YOUR INSTRUCTIONS:
Leave out any picture and return the remaining listing below exactly as given.

-- Start --

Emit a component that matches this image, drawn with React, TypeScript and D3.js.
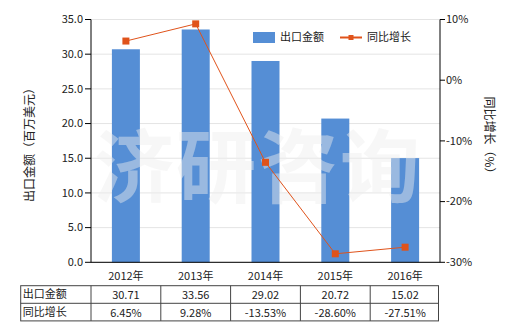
import React from "react";
import * as d3 from "d3";

const categories = ["2012年", "2013年", "2014年", "2015年", "2016年"];
const exportValues = [30.71, 33.56, 29.02, 20.72, 15.02];
const growthValues = [6.45, 9.28, -13.53, -28.6, -27.51];
const leftTicks = [0, 5, 10, 15, 20, 25, 30, 35];
const rightTicks = [10, 0, -10, -20, -30];
const seriesNames = ["出口金额", "同比增长"];

const W = 520;
const H = 330;
const m = { left: 91, right: 440, top: 19.5, bottom: 262.3 };
const FONT = "'Noto Sans CJK SC', 'Noto Sans', sans-serif";
const BAR = "#558ed5";
const LINE = "#e0531b";

export default function App() {
  const x = d3.scaleBand<string>().domain(categories).range([m.left, m.right]).paddingInner(0.6).paddingOuter(0.3);
  const xc = d3.scaleBand<string>().domain(categories).range([m.left, m.right]);
  const yL = d3.scaleLinear().domain([0, 35]).range([m.bottom, m.top]);
  const yR = d3.scaleLinear().domain([-30, 10]).range([m.bottom, m.top]);
  const line = d3
    .line<number>()
    .x((_, i) => xc(categories[i])! + xc.bandwidth() / 2)
    .y((d) => yR(d));

  const tableLeft = 20.7;
  const rowTop = 285.7;
  const rowH = 17.6;
  const colW = xc.bandwidth();
  const colEdges = [tableLeft, ...categories.map((c) => xc(c)!), m.right - 1.5];

  return (
    <div style={{ position: "fixed", left: 0, top: 0 }}>
      <svg width={W} height={H} style={{ display: "block", fontFamily: FONT }}>
        <rect width={W} height={H} fill="#fff" />
        {leftTicks.map((t) => (
          <line key={"g" + t} x1={m.left} x2={m.right} y1={yL(t)} y2={yL(t)} stroke="#e4e4e4" strokeWidth={1} />
        ))}
        {categories.map((c, i) => (
          <rect
            key={c}
            x={xc(c)! + colW / 2 - 14}
            width={28}
            y={yL(exportValues[i])}
            height={yL(0) - yL(exportValues[i])}
            fill={BAR}
          />
        ))}
        <text
          x={258}
          y={196}
          textAnchor="middle"
          fontSize={80}
          fontWeight="bold"
          fill="#eeeeee"
          opacity={0.45}
          letterSpacing={2}
        >
          济研咨询
        </text>
        <path d={line(growthValues)!} fill="none" stroke={LINE} strokeWidth={1} />
        {growthValues.map((v, i) => (
          <rect
            key={"mk" + i}
            x={xc(categories[i])! + colW / 2 - 3.5}
            y={yR(v) - 3.5}
            width={7}
            height={7}
            fill={LINE}
          />
        ))}
        {/* left axis */}
        <line x1={m.left} x2={m.left} y1={m.top} y2={m.bottom} stroke="#000" />
        {leftTicks.map((t) => (
          <g key={"lt" + t}>
            <line x1={m.left - 6} x2={m.left} y1={yL(t)} y2={yL(t)} stroke="#000" />
            <text x={m.left - 8} y={yL(t)} dy="0.35em" textAnchor="end" fontSize={11} fill="#222">
              {d3.format(".1f")(t)}
            </text>
          </g>
        ))}
        {/* right axis */}
        <line x1={m.right} x2={m.right} y1={m.top} y2={m.bottom} stroke="#000" />
        {rightTicks.map((t) => (
          <g key={"rt" + t}>
            <line x1={m.right} x2={m.right + 5} y1={yR(t)} y2={yR(t)} stroke="#000" />
            <text x={m.right + 6} y={yR(t)} dy="0.35em" textAnchor="start" fontSize={11} fill="#222">
              {t + "%"}
            </text>
          </g>
        ))}
        {/* bottom axis */}
        <line x1={m.left} x2={m.right} y1={m.bottom} y2={m.bottom} stroke="#000" />
        {categories.map((c) => (
          <text key={"xl" + c} x={xc(c)! + colW / 2} y={276} dy="0.35em" textAnchor="middle" fontSize={11} fill="#222">
            {c}
          </text>
        ))}
        {/* axis titles */}
        <text
          transform={`translate(30,142) rotate(-90)`}
          textAnchor="middle"
          dy="0.35em"
          fontSize={12}
          fill="#222"
        >
          出口金额（百万美元）
        </text>
        <text
          transform={`translate(489,138) rotate(90)`}
          textAnchor="middle"
          dy="0.35em"
          fontSize={12}
          fill="#222"
        >
          同比增长（%）
        </text>
        {/* legend */}
        <rect x={253} y={32} width={22} height={11} fill={BAR} />
        <text x={280} y={37.5} dy="0.35em" fontSize={11} fill="#222">
          {seriesNames[0]}
        </text>
        <line x1={340} x2={362} y1={37.5} y2={37.5} stroke={LINE} strokeWidth={2} />
        <rect x={348.5} y={35} width={5} height={5} fill={LINE} />
        <text x={367} y={37.5} dy="0.35em" fontSize={11} fill="#222">
          {seriesNames[1]}
        </text>
        {/* table */}
        <g stroke="#444" strokeWidth={1} fill="none">
          <rect x={tableLeft} y={rowTop} width={colEdges[colEdges.length - 1] - tableLeft} height={rowH * 2} />
          <line x1={tableLeft} x2={colEdges[colEdges.length - 1]} y1={rowTop + rowH} y2={rowTop + rowH} />
          {colEdges.slice(1, -1).map((e, i) => (
            <line key={"ce" + i} x1={e} x2={e} y1={rowTop} y2={rowTop + rowH * 2} />
          ))}
        </g>
        {[0, 1].map((r) => (
          <g key={"row" + r}>
            <text x={tableLeft + 2} y={rowTop + rowH * r + rowH / 2} dy="0.35em" fontSize={11} fill="#222">
              {seriesNames[r]}
            </text>
            {categories.map((c, i) => (
              <text
                key={"cell" + r + c}
                x={xc(c)! + colW / 2}
                y={rowTop + rowH * r + rowH / 2 + 1}
                dy="0.35em"
                textAnchor="middle"
                fontSize={11}
                fill="#222"
              >
                {r === 0 ? exportValues[i].toFixed(2) : growthValues[i].toFixed(2) + "%"}
              </text>
            ))}
          </g>
        ))}
      </svg>
    </div>
  );
}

-- End --

THE SOLUTION:
Emit a component that matches this image, drawn with React, TypeScript and D3.js.
import React from "react";
import * as d3 from "d3";

const categories = ["2012年", "2013年", "2014年", "2015年", "2016年"];
const exportValues = [30.71, 33.56, 29.02, 20.72, 15.02];
const growthValues = [6.45, 9.28, -13.53, -28.6, -27.51];
const leftTicks = [0, 5, 10, 15, 20, 25, 30, 35];
const rightTicks = [10, 0, -10, -20, -30];
const seriesNames = ["出口金额", "同比增长"];

const W = 520;
const H = 330;
const m = { left: 91, right: 440, top: 19.5, bottom: 262.3 };
const FONT = "'Noto Sans CJK SC', 'Noto Sans', sans-serif";
const BAR = "#558ed5";
const LINE = "#e0531b";

export default function App() {
  const x = d3.scaleBand<string>().domain(categories).range([m.left, m.right]).paddingInner(0.6).paddingOuter(0.3);
  const xc = d3.scaleBand<string>().domain(categories).range([m.left, m.right]);
  const yL = d3.scaleLinear().domain([0, 35]).range([m.bottom, m.top]);
  const yR = d3.scaleLinear().domain([-30, 10]).range([m.bottom, m.top]);
  const line = d3
    .line<number>()
    .x((_, i) => xc(categories[i])! + xc.bandwidth() / 2)
    .y((d) => yR(d));

  const tableLeft = 20.7;
  const rowTop = 285.7;
  const rowH = 17.6;
  const colW = xc.bandwidth();
  const colEdges = [tableLeft, ...categories.map((c) => xc(c)!), m.right - 1.5];

  return (
    <div style={{ position: "fixed", left: 0, top: 0 }}>
      <svg width={W} height={H} style={{ display: "block", fontFamily: FONT }}>
        <rect width={W} height={H} fill="#fff" />
        {leftTicks.map((t) => (
          <line key={"g" + t} x1={m.left} x2={m.right} y1={yL(t)} y2={yL(t)} stroke="#e4e4e4" strokeWidth={1} />
        ))}
        {categories.map((c, i) => (
          <rect
            key={c}
            x={xc(c)! + colW / 2 - 14}
            width={28}
            y={yL(exportValues[i])}
            height={yL(0) - yL(exportValues[i])}
            fill={BAR}
          />
        ))}
        <text
          x={258}
          y={196}
          textAnchor="middle"
          fontSize={80}
          fontWeight="bold"
          fill="#eeeeee"
          opacity={0.45}
          letterSpacing={2}
        >
          济研咨询
        </text>
        <path d={line(growthValues)!} fill="none" stroke={LINE} strokeWidth={1} />
        {growthValues.map((v, i) => (
          <rect
            key={"mk" + i}
            x={xc(categories[i])! + colW / 2 - 3.5}
            y={yR(v) - 3.5}
            width={7}
            height={7}
            fill={LINE}
          />
        ))}
        {/* left axis */}
        <line x1={m.left} x2={m.left} y1={m.top} y2={m.bottom} stroke="#000" />
        {leftTicks.map((t) => (
          <g key={"lt" + t}>
            <line x1={m.left - 6} x2={m.left} y1={yL(t)} y2={yL(t)} stroke="#000" />
            <text x={m.left - 8} y={yL(t)} dy="0.35em" textAnchor="end" fontSize={11} fill="#222">
              {d3.format(".1f")(t)}
            </text>
          </g>
        ))}
        {/* right axis */}
        <line x1={m.right} x2={m.right} y1={m.top} y2={m.bottom} stroke="#000" />
        {rightTicks.map((t) => (
          <g key={"rt" + t}>
            <line x1={m.right} x2={m.right + 5} y1={yR(t)} y2={yR(t)} stroke="#000" />
            <text x={m.right + 6} y={yR(t)} dy="0.35em" textAnchor="start" fontSize={11} fill="#222">
              {t + "%"}
            </text>
          </g>
        ))}
        {/* bottom axis */}
        <line x1={m.left} x2={m.right} y1={m.bottom} y2={m.bottom} stroke="#000" />
        {categories.map((c) => (
          <text key={"xl" + c} x={xc(c)! + colW / 2} y={276} dy="0.35em" textAnchor="middle" fontSize={11} fill="#222">
            {c}
          </text>
        ))}
        {/* axis titles */}
        <text
          transform={`translate(30,142) rotate(-90)`}
          textAnchor="middle"
          dy="0.35em"
          fontSize={12}
          fill="#222"
        >
          出口金额（百万美元）
        </text>
        <text
          transform={`translate(489,138) rotate(90)`}
          textAnchor="middle"
          dy="0.35em"
          fontSize={12}
          fill="#222"
        >
          同比增长（%）
        </text>
        {/* legend */}
        <rect x={253} y={32} width={22} height={11} fill={BAR} />
        <text x={280} y={37.5} dy="0.35em" fontSize={11} fill="#222">
          {seriesNames[0]}
        </text>
        <line x1={340} x2={362} y1={37.5} y2={37.5} stroke={LINE} strokeWidth={2} />
        <rect x={348.5} y={35} width={5} height={5} fill={LINE} />
        <text x={367} y={37.5} dy="0.35em" fontSize={11} fill="#222">
          {seriesNames[1]}
        </text>
        {/* table */}
        <g stroke="#444" strokeWidth={1} fill="none">
          <rect x={tableLeft} y={rowTop} width={colEdges[colEdges.length - 1] - tableLeft} height={rowH * 2} />
          <line x1={tableLeft} x2={colEdges[colEdges.length - 1]} y1={rowTop + rowH} y2={rowTop + rowH} />
          {colEdges.slice(1, -1).map((e, i) => (
            <line key={"ce" + i} x1={e} x2={e} y1={rowTop} y2={rowTop + rowH * 2} />
          ))}
        </g>
        {[0, 1].map((r) => (
          <g key={"row" + r}>
            <text x={tableLeft + 2} y={rowTop + rowH * r + rowH / 2} dy="0.35em" fontSize={11} fill="#222">
              {seriesNames[r]}
            </text>
            {categories.map((c, i) => (
              <text
                key={"cell" + r + c}
                x={xc(c)! + colW / 2}
                y={rowTop + rowH * r + rowH / 2 + 1}
                dy="0.35em"
                textAnchor="middle"
                fontSize={11}
                fill="#222"
              >
                {r === 0 ? exportValues[i].toFixed(2) : growthValues[i].toFixed(2) + "%"}
              </text>
            ))}
          </g>
        ))}
      </svg>
    </div>
  );
}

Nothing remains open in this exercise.